* [Given problem]
Repeat every line of the data exactly, but not the pictures.

* [Record set]
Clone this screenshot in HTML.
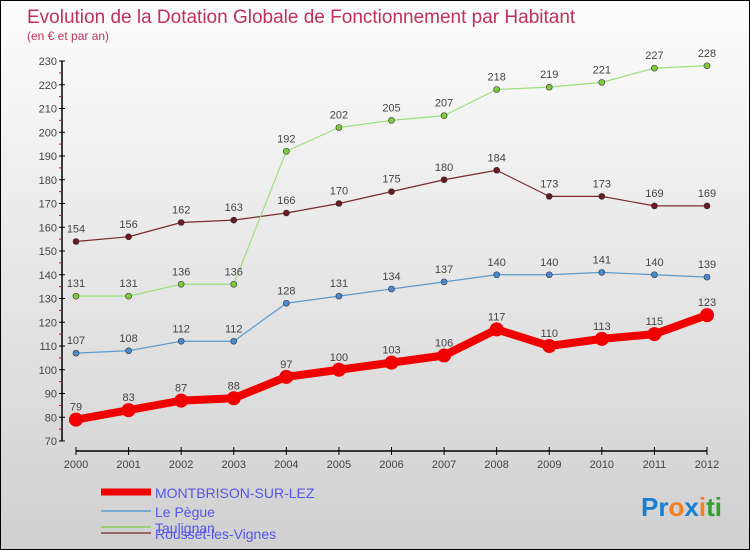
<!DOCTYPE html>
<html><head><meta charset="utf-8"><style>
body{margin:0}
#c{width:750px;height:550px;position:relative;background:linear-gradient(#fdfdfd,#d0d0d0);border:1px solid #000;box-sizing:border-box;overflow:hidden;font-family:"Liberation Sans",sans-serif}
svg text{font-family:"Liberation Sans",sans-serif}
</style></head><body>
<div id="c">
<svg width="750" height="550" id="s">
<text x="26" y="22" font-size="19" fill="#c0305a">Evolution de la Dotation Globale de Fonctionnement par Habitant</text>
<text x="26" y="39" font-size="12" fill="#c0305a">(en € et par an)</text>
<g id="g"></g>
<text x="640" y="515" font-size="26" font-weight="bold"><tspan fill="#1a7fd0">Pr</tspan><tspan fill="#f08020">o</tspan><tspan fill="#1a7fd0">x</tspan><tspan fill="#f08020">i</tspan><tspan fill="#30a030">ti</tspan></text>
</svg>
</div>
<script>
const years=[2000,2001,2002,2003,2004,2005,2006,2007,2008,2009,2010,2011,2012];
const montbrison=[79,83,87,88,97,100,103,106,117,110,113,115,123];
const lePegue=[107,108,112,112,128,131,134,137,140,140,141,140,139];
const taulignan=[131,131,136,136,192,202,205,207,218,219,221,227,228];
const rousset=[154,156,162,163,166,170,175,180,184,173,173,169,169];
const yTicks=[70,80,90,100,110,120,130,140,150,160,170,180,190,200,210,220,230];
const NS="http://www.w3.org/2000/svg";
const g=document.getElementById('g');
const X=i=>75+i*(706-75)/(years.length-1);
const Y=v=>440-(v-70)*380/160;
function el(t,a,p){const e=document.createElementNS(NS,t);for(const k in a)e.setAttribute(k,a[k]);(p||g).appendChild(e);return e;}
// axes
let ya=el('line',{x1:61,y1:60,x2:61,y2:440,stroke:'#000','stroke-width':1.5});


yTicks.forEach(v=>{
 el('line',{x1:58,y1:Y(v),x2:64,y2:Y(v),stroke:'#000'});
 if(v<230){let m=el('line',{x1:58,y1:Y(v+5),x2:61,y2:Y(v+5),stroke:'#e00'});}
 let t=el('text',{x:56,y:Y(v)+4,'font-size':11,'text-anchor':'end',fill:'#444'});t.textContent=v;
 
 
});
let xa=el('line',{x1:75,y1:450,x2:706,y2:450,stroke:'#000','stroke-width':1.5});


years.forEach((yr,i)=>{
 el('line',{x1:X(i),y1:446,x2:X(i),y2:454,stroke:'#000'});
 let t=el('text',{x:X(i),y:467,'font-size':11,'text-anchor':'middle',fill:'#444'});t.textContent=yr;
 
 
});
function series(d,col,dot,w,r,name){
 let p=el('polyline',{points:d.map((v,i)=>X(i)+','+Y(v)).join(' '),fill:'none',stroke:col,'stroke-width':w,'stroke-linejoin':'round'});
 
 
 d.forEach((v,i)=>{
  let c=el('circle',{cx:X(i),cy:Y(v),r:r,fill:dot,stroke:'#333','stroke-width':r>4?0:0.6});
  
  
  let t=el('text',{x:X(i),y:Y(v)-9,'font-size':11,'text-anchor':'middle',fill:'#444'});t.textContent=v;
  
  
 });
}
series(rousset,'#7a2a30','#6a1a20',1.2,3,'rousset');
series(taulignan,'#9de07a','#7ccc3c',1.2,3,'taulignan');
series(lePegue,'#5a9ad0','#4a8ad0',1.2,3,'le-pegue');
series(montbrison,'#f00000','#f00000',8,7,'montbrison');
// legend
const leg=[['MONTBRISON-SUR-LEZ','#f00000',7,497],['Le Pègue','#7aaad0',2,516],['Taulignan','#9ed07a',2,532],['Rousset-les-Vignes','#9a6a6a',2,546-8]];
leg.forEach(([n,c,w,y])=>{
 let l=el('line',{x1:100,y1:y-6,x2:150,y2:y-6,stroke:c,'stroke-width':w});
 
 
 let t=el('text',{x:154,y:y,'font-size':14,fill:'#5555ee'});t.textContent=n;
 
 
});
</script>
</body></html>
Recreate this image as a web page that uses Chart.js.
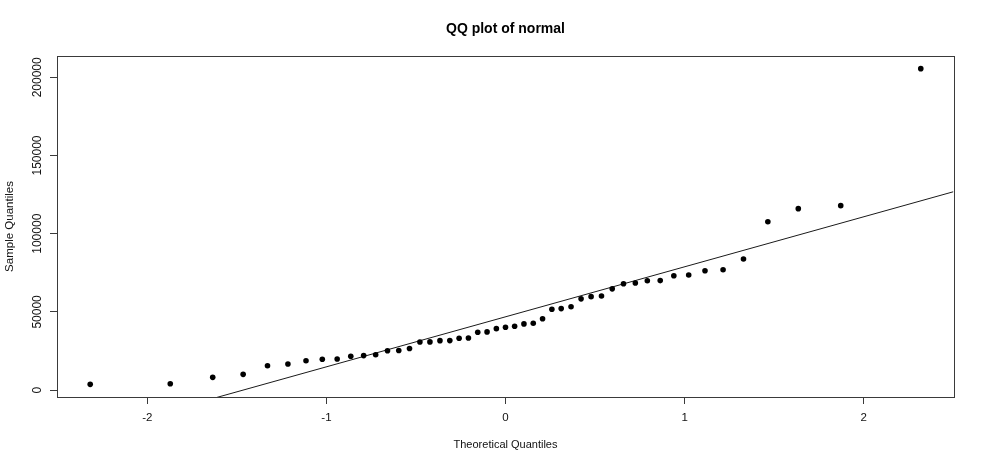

* [Finished task]
Clone this screenshot in HTML.
<!DOCTYPE html>
<html><head><meta charset="utf-8"><style>
body{margin:0}
#c{width:750px;height:550px;position:relative;background:linear-gradient(#fdfdfd,#d0d0d0);border:1px solid #000;box-sizing:border-box;overflow:hidden;font-family:"Liberation Sans",sans-serif}
svg text{font-family:"Liberation Sans",sans-serif}
</style></head><body>
<div id="c">
<svg width="750" height="550" id="s">
<text x="26" y="22" font-size="19" fill="#c0305a">Evolution de la Dotation Globale de Fonctionnement par Habitant</text>
<text x="26" y="39" font-size="12" fill="#c0305a">(en € et par an)</text>
<g id="g"></g>
<text x="640" y="515" font-size="26" font-weight="bold"><tspan fill="#1a7fd0">Pr</tspan><tspan fill="#f08020">o</tspan><tspan fill="#1a7fd0">x</tspan><tspan fill="#f08020">i</tspan><tspan fill="#30a030">ti</tspan></text>
</svg>
</div>
<script>
const years=[2000,2001,2002,2003,2004,2005,2006,2007,2008,2009,2010,2011,2012];
const montbrison=[79,83,87,88,97,100,103,106,117,110,113,115,123];
const lePegue=[107,108,112,112,128,131,134,137,140,140,141,140,139];
const taulignan=[131,131,136,136,192,202,205,207,218,219,221,227,228];
const rousset=[154,156,162,163,166,170,175,180,184,173,173,169,169];
const yTicks=[70,80,90,100,110,120,130,140,150,160,170,180,190,200,210,220,230];
const NS="http://www.w3.org/2000/svg";
const g=document.getElementById('g');
const X=i=>75+i*(706-75)/(years.length-1);
const Y=v=>440-(v-70)*380/160;
function el(t,a,p){const e=document.createElementNS(NS,t);for(const k in a)e.setAttribute(k,a[k]);(p||g).appendChild(e);return e;}
// axes
let ya=el('line',{x1:61,y1:60,x2:61,y2:440,stroke:'#000','stroke-width':1.5});


yTicks.forEach(v=>{
 el('line',{x1:58,y1:Y(v),x2:64,y2:Y(v),stroke:'#000'});
 if(v<230){let m=el('line',{x1:58,y1:Y(v+5),x2:61,y2:Y(v+5),stroke:'#e00'});}
 let t=el('text',{x:56,y:Y(v)+4,'font-size':11,'text-anchor':'end',fill:'#444'});t.textContent=v;
 
 
});
let xa=el('line',{x1:75,y1:450,x2:706,y2:450,stroke:'#000','stroke-width':1.5});


years.forEach((yr,i)=>{
 el('line',{x1:X(i),y1:446,x2:X(i),y2:454,stroke:'#000'});
 let t=el('text',{x:X(i),y:467,'font-size':11,'text-anchor':'middle',fill:'#444'});t.textContent=yr;
 
 
});
function series(d,col,dot,w,r,name){
 let p=el('polyline',{points:d.map((v,i)=>X(i)+','+Y(v)).join(' '),fill:'none',stroke:col,'stroke-width':w,'stroke-linejoin':'round'});
 
 
 d.forEach((v,i)=>{
  let c=el('circle',{cx:X(i),cy:Y(v),r:r,fill:dot,stroke:'#333','stroke-width':r>4?0:0.6});
  
  
  let t=el('text',{x:X(i),y:Y(v)-9,'font-size':11,'text-anchor':'middle',fill:'#444'});t.textContent=v;
  
  
 });
}
series(rousset,'#7a2a30','#6a1a20',1.2,3,'rousset');
series(taulignan,'#9de07a','#7ccc3c',1.2,3,'taulignan');
series(lePegue,'#5a9ad0','#4a8ad0',1.2,3,'le-pegue');
series(montbrison,'#f00000','#f00000',8,7,'montbrison');
// legend
const leg=[['MONTBRISON-SUR-LEZ','#f00000',7,497],['Le Pègue','#7aaad0',2,516],['Taulignan','#9ed07a',2,532],['Rousset-les-Vignes','#9a6a6a',2,546-8]];
leg.forEach(([n,c,w,y])=>{
 let l=el('line',{x1:100,y1:y-6,x2:150,y2:y-6,stroke:c,'stroke-width':w});
 
 
 let t=el('text',{x:154,y:y,'font-size':14,fill:'#5555ee'});t.textContent=n;
 
 
});
</script>
</body></html>
Recreate this image as a web page that uses Chart.js.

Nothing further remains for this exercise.